Butler swung the chopper slightly off angle and accelerated toward Cross and Sampson, who were running into the back channel even before Vincente opened fire, bullets skipping off the river, the sandbar, closing on both men as they tried to scramble up the bank.
A fifty-mile-an-hour gust blasted the side of the helicopter. Vincente’s shots went wide as he was thrown completely out the side of the chopper, where he dangled by his harness and tether.
Vincente was yelling something, but Butler paid no attention. Another gust hit, swinging the tail end of the bird so violently the rear rotor almost struck one of the pine trees on the west bank of the river.
The wind died down slightly. Butler got control of the helicopter and listened to Vincente curse in Spanish as Big DD leaned over, grabbed his tether, and pulled him back inside.
“Let’s get the hell out of here,” Vincente said. “I think I cracked a rib.”
“Not until we’re done,” Butler said, taking the chopper in a loop upriver and then down, heading toward the last place he’d seen Cross and Sampson as they tried to crawl up the riverbank and get to the trees.
“Got their raft,” Big DD said. “And their tent. In the woods, east bank.”
“They have to be right there, JP,” Butler said, swinging the helicopter broadside.
Vincente grunted as he slid across the back seat, got his foot out, and braced on the right step. Another gust hit, smaller than the earlier two but bearing the first wave of BB-size hail that broke over and around the bird.
Butler could barely see for a second before the wave passed and there was Cross, forty yards out, leaning out from behind a stout pine tree and aiming a shotgun.
“Kill him, JP!” Butler yelled a split second before Cross fired.
Buckshot spiderwebbed the windshield, door, and nose on Big DD’s side, obscuring Butler’s vision and striking Vincente’s left arm and the side of his face.
Blood poured down his cheeks and forehead from five different wounds. But Vincente was a warrior. He wasn’t down. He wasn’t out of the fight.
“Swing starboard!” Vincente bellowed as he tried to aim his rifle at the tree where Cross had been hiding.
Butler hovered the helicopter, then angled it toward the bank, realizing his mistake in the next second.

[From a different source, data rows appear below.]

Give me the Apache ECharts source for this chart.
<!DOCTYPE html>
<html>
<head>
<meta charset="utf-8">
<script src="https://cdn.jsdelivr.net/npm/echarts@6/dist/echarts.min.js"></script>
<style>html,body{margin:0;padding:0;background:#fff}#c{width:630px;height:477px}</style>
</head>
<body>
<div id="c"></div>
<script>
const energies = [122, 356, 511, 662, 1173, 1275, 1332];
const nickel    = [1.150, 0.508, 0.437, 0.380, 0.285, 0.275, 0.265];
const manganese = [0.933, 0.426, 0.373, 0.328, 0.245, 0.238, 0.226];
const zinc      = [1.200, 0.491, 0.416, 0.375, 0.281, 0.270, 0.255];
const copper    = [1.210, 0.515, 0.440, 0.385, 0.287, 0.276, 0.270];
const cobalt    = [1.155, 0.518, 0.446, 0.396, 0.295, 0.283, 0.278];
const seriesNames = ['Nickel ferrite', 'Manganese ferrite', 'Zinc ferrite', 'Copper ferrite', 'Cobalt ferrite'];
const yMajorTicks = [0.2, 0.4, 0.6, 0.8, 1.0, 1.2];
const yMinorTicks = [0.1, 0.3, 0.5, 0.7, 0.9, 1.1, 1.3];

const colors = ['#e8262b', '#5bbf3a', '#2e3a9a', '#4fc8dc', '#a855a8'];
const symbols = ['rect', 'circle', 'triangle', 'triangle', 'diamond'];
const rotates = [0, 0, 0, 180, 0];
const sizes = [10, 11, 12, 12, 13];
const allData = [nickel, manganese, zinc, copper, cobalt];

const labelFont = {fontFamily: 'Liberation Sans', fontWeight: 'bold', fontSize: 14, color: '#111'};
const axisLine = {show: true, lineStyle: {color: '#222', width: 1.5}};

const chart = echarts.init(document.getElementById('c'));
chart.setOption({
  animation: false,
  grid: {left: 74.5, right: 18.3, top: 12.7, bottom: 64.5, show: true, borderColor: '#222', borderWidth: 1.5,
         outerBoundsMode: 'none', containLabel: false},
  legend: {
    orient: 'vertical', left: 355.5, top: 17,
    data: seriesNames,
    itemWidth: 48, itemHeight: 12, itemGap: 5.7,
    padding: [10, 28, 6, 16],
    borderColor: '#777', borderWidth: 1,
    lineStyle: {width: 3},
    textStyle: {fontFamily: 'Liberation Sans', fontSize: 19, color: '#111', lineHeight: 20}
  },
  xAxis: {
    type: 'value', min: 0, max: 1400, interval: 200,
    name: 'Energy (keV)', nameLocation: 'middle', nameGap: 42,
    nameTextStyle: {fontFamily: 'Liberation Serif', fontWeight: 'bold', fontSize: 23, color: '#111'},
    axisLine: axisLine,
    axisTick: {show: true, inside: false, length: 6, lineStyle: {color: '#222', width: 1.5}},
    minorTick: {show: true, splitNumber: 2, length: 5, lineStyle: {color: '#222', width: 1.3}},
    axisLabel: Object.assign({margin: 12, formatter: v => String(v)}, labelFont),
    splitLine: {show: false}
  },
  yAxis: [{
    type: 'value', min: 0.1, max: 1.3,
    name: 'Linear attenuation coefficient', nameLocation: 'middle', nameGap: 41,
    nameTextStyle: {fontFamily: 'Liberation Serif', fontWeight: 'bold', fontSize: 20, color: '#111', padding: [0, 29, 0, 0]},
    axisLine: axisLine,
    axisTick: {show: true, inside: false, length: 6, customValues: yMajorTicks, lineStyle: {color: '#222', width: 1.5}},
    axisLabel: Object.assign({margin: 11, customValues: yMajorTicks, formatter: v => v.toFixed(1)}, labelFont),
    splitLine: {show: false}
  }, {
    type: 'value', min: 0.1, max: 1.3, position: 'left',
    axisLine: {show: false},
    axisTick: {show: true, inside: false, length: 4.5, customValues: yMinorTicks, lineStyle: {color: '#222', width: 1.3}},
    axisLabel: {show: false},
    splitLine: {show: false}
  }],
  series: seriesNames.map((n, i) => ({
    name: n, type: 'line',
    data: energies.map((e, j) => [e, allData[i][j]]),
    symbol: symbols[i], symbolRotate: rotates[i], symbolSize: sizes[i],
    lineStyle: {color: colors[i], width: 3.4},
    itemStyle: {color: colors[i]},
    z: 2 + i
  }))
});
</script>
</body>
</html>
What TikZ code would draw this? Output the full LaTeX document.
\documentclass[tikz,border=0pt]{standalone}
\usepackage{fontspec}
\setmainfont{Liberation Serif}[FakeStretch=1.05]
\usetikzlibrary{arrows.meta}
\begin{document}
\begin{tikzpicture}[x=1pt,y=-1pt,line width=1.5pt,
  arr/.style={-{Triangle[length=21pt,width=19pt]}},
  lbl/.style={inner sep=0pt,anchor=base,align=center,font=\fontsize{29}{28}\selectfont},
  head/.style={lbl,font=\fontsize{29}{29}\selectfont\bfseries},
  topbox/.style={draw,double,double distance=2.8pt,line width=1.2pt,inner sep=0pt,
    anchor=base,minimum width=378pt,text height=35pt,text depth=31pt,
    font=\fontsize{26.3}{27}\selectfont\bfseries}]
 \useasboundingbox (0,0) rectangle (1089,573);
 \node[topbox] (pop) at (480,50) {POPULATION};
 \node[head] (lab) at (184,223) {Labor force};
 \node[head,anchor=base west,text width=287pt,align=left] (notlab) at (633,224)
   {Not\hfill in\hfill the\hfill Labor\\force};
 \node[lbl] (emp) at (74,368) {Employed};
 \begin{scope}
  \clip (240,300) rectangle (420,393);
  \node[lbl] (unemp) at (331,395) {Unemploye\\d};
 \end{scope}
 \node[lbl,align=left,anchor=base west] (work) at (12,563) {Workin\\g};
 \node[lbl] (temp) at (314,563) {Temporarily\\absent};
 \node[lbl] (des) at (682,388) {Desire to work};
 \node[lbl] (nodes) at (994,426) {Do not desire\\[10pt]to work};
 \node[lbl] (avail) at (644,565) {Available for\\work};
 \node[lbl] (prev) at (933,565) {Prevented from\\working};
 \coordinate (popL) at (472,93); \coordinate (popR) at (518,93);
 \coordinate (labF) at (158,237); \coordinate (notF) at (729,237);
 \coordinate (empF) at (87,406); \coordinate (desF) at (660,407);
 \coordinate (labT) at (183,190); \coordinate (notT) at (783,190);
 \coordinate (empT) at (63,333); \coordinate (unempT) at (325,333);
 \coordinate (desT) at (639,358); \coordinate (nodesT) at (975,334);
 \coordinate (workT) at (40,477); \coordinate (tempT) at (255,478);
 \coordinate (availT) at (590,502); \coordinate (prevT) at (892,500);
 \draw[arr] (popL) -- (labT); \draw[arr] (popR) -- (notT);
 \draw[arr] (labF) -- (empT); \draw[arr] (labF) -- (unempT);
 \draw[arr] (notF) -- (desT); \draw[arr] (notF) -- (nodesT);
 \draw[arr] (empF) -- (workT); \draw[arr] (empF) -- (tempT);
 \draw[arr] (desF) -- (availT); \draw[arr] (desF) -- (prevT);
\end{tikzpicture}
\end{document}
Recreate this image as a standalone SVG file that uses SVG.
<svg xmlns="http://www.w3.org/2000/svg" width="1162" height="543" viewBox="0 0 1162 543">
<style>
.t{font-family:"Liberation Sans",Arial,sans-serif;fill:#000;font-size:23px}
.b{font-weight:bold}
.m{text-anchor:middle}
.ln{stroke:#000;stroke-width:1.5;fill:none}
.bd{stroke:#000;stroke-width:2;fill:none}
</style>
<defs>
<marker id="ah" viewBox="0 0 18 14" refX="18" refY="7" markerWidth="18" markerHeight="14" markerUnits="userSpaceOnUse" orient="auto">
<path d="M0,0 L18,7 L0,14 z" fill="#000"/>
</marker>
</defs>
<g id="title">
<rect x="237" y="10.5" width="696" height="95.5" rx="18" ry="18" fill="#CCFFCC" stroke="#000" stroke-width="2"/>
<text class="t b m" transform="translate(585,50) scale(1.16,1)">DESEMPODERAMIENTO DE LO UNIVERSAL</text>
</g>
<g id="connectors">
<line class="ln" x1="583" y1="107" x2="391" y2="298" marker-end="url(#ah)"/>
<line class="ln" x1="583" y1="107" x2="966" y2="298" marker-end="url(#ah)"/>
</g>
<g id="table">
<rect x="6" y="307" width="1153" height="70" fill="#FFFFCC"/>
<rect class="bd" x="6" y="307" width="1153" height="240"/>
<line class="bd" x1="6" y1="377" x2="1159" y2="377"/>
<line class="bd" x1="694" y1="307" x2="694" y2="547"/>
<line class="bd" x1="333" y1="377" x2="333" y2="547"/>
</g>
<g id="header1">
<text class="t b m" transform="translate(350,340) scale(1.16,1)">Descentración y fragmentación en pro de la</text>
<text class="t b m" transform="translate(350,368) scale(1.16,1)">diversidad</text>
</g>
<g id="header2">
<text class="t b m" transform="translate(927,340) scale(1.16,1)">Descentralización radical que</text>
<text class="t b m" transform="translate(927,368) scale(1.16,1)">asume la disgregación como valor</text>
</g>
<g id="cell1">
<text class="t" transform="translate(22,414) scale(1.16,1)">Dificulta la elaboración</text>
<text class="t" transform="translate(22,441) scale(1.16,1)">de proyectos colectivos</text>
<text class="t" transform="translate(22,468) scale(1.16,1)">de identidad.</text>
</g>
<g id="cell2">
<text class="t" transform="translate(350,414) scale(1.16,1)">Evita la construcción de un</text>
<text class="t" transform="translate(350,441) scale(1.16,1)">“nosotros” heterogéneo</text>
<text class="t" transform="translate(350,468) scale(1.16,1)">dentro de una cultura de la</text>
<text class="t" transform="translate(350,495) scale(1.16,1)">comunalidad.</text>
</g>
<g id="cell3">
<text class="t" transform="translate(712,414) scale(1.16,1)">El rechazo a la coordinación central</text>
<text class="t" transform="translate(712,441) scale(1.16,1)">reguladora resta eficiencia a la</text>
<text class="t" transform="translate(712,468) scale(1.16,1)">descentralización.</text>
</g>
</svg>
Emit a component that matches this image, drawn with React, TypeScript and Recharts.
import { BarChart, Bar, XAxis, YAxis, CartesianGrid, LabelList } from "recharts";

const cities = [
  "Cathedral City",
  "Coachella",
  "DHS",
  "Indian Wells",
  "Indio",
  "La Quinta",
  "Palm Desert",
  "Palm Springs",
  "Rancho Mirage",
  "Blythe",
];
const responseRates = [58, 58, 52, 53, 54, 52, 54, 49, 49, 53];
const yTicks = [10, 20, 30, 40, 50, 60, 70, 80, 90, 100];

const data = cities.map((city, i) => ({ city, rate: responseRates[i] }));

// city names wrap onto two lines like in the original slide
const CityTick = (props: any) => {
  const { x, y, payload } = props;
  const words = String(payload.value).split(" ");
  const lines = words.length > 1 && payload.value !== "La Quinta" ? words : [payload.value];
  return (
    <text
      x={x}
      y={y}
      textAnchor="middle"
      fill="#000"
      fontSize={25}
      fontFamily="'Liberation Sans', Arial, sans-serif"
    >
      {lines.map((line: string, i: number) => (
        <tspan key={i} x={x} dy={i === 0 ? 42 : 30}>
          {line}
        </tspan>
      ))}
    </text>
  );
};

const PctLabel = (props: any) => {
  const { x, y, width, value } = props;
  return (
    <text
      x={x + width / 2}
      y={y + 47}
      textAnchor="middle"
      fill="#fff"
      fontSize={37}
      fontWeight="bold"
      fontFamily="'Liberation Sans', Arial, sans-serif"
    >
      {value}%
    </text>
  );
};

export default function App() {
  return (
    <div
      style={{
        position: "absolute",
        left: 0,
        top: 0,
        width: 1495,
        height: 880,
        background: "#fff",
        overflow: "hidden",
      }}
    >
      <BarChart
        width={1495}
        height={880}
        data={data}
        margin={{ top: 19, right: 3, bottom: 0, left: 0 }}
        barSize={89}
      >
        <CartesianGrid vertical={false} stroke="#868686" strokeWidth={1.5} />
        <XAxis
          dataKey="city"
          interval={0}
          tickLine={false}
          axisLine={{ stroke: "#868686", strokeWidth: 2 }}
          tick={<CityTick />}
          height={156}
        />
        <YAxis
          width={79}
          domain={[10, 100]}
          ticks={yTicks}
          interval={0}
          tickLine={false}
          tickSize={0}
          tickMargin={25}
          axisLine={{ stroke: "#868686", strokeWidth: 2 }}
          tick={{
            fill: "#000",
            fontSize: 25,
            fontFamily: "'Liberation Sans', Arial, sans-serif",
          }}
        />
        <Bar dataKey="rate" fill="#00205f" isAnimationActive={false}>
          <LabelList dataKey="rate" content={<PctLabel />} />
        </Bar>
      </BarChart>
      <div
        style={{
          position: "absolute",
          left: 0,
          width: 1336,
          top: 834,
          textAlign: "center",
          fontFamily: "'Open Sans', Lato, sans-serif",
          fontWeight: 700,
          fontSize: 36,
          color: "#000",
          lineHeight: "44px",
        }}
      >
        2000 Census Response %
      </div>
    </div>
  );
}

Back in the shadows of the trees and the peppering hail, Sampson was on one knee aiming a scoped hunting rifle at them.
It must have been one hell of a heavy gun because it left a hole the size of a dime going through the windshield, broke the sound barrier as it went by Butler’s right earmuff, blew through the roof, and hit the rotor housing.
Butler felt the helicopter shudder and the stick turn dull but he did not lose control as he swung the bird away from the riverbank and flew downriver, hoping they weren’t going to have to ditch the chopper in the middle of nowhere.